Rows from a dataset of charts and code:
________

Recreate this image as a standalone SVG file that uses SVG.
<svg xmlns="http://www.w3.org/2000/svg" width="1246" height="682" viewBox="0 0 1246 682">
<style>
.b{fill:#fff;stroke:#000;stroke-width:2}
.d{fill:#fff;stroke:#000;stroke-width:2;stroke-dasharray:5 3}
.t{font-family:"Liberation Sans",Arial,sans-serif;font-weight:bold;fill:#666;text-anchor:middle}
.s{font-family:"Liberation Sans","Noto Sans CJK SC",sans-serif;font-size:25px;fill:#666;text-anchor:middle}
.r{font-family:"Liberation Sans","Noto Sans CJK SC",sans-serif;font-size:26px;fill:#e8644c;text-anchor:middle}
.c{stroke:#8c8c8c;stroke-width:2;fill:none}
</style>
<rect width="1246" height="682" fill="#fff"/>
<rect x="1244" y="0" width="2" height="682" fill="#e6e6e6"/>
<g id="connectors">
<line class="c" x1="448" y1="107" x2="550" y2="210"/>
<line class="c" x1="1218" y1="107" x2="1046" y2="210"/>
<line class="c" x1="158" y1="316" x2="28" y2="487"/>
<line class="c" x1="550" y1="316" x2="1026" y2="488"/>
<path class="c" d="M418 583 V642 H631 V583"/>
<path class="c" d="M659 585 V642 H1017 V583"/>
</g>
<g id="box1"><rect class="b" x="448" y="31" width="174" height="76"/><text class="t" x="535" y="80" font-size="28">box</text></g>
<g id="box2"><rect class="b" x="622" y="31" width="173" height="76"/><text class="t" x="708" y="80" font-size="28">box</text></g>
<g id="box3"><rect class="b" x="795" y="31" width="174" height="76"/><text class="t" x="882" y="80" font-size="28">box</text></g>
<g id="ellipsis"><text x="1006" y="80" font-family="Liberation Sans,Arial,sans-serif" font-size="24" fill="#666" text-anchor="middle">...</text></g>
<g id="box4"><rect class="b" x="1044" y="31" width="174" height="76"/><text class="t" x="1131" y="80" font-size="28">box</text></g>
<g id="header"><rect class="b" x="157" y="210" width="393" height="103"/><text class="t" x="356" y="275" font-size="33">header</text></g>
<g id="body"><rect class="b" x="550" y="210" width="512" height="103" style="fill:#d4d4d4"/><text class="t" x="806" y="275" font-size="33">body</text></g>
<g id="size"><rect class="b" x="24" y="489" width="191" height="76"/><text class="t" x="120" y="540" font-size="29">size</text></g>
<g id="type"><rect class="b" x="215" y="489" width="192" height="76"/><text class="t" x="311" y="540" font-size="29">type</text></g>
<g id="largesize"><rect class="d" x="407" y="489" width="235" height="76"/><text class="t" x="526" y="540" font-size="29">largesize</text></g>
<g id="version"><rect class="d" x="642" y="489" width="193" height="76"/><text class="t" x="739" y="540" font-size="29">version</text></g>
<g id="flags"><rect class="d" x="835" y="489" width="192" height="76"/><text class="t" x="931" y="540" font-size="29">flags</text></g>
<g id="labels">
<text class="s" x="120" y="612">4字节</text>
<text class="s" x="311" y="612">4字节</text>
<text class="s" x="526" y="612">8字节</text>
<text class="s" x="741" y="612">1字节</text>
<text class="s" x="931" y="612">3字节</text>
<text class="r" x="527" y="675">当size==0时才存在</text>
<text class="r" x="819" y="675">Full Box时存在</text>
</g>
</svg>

________

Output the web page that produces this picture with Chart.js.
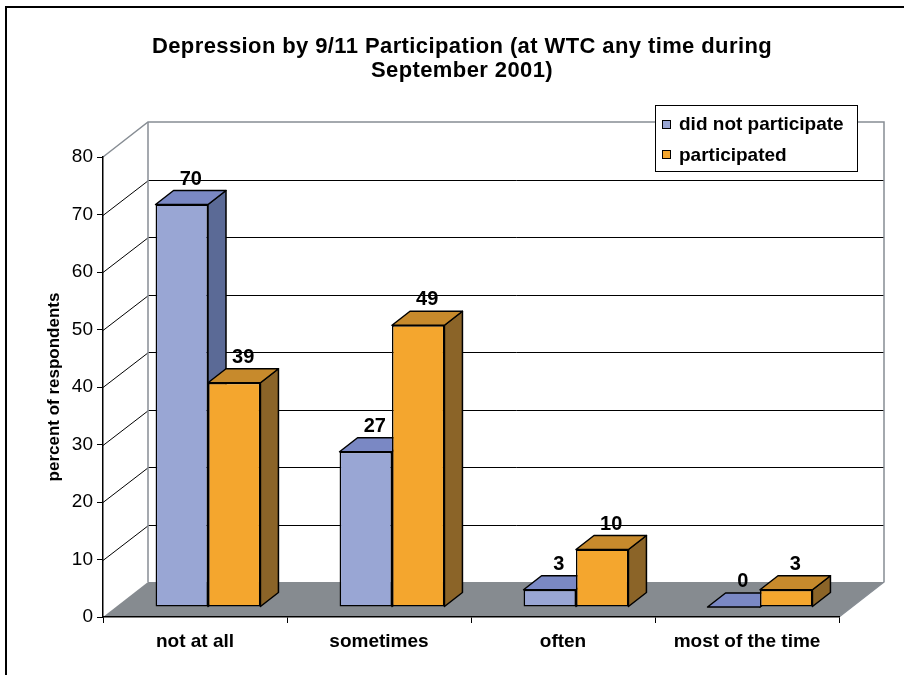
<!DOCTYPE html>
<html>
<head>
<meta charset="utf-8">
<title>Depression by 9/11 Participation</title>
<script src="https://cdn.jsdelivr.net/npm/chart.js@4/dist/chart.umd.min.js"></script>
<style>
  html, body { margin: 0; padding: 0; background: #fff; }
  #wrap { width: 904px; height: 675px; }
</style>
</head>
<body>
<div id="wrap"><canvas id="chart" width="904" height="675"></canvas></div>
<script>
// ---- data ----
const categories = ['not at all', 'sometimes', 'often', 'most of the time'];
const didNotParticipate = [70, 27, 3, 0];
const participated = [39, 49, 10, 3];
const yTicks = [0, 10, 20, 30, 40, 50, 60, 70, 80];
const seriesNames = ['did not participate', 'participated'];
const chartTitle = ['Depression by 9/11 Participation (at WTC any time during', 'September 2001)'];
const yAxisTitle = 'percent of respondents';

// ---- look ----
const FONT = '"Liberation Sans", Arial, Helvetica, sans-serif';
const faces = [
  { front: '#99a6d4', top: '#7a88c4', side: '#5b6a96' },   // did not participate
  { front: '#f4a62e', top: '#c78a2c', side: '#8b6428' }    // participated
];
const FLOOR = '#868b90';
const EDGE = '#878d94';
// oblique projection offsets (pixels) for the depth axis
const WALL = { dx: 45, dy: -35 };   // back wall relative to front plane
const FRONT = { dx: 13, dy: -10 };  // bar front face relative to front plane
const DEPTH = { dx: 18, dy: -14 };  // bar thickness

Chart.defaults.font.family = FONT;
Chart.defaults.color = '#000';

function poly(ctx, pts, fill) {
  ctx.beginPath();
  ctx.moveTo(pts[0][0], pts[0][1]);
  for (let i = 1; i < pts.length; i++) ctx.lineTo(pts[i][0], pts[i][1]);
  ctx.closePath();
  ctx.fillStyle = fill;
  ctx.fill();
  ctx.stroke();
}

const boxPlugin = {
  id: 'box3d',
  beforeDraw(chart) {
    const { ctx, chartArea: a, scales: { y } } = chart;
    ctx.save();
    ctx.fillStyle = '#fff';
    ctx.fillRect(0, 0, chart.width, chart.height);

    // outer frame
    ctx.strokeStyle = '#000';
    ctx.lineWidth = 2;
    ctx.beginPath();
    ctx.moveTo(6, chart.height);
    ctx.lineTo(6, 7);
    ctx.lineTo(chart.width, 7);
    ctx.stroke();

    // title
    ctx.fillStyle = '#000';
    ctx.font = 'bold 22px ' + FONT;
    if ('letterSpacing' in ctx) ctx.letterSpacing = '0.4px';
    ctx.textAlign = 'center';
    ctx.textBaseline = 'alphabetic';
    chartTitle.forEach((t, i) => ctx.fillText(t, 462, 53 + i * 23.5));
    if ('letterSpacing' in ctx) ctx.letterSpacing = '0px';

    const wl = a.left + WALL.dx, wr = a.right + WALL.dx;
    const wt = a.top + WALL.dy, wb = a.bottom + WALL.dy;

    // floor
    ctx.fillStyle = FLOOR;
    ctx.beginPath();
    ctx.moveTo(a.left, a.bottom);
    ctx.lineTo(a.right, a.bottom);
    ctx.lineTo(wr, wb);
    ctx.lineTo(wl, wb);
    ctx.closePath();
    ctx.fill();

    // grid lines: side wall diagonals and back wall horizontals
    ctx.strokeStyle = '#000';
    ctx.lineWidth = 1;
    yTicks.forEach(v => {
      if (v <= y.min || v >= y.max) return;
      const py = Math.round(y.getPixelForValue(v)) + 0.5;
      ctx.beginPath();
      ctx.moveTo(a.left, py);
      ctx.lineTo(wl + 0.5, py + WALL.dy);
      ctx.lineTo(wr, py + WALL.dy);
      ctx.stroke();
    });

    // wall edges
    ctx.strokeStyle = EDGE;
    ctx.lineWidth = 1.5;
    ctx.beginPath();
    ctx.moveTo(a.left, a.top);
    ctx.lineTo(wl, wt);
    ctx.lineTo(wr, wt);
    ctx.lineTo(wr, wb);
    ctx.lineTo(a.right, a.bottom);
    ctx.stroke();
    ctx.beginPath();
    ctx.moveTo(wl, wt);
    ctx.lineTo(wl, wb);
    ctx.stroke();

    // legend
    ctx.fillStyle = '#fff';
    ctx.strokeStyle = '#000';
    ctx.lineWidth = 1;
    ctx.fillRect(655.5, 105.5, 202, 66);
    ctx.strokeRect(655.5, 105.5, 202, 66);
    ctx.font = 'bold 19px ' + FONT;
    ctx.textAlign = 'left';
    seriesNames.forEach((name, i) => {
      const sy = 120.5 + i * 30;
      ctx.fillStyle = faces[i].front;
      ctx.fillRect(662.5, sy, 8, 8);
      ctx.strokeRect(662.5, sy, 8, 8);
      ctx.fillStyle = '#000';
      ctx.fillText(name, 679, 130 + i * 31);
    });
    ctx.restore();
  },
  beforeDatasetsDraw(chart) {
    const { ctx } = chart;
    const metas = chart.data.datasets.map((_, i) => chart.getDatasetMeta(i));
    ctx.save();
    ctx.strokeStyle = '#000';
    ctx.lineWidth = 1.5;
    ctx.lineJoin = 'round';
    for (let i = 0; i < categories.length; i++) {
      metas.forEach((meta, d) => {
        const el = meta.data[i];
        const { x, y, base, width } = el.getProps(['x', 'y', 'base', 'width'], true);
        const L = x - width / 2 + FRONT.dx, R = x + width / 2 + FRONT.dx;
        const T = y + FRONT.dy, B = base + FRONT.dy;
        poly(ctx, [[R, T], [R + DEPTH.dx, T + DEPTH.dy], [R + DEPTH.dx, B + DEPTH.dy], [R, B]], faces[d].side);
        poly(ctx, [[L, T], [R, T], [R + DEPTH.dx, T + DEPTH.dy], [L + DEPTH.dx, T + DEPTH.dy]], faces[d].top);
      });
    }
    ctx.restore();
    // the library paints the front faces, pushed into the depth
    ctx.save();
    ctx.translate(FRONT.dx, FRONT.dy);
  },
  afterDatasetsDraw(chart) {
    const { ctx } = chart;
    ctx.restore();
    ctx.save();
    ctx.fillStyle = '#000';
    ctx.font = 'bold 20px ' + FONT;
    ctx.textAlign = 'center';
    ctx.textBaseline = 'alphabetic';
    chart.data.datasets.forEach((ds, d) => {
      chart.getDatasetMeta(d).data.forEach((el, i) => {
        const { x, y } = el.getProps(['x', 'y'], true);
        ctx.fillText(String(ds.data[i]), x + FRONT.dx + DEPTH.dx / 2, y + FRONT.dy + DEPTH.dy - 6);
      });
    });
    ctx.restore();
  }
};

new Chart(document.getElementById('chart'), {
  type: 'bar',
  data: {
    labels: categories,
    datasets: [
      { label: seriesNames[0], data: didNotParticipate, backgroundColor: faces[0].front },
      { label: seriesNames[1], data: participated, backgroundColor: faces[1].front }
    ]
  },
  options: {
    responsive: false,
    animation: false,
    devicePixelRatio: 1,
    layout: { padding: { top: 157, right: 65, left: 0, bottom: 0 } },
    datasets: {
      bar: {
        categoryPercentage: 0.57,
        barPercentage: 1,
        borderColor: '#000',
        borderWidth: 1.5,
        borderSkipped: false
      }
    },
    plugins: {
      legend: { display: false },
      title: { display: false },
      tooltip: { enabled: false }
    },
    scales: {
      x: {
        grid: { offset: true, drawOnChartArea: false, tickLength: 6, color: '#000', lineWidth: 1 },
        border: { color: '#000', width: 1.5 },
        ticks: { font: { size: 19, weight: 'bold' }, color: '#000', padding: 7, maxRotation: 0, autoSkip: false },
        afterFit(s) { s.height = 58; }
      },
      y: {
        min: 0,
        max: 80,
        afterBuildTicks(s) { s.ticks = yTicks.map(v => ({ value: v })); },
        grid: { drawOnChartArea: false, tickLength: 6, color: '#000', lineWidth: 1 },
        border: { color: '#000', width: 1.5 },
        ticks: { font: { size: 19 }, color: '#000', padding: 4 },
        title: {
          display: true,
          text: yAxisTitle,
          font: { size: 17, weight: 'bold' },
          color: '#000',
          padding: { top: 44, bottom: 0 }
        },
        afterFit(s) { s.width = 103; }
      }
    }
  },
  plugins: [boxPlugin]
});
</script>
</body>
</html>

________

Short problem:
Keep the pictures out, and extract only the lines that begin at the one containing "Output the web" and end at the one containing "const yAxisTitle = 'percent of respondents';", inclusive.

Finished task:
Output the web page that produces this picture with Chart.js.
<!DOCTYPE html>
<html>
<head>
<meta charset="utf-8">
<title>Depression by 9/11 Participation</title>
<script src="https://cdn.jsdelivr.net/npm/chart.js@4/dist/chart.umd.min.js"></script>
<style>
  html, body { margin: 0; padding: 0; background: #fff; }
  #wrap { width: 904px; height: 675px; }
</style>
</head>
<body>
<div id="wrap"><canvas id="chart" width="904" height="675"></canvas></div>
<script>
// ---- data ----
const categories = ['not at all', 'sometimes', 'often', 'most of the time'];
const didNotParticipate = [70, 27, 3, 0];
const participated = [39, 49, 10, 3];
const yTicks = [0, 10, 20, 30, 40, 50, 60, 70, 80];
const seriesNames = ['did not participate', 'participated'];
const chartTitle = ['Depression by 9/11 Participation (at WTC any time during', 'September 2001)'];
const yAxisTitle = 'percent of respondents';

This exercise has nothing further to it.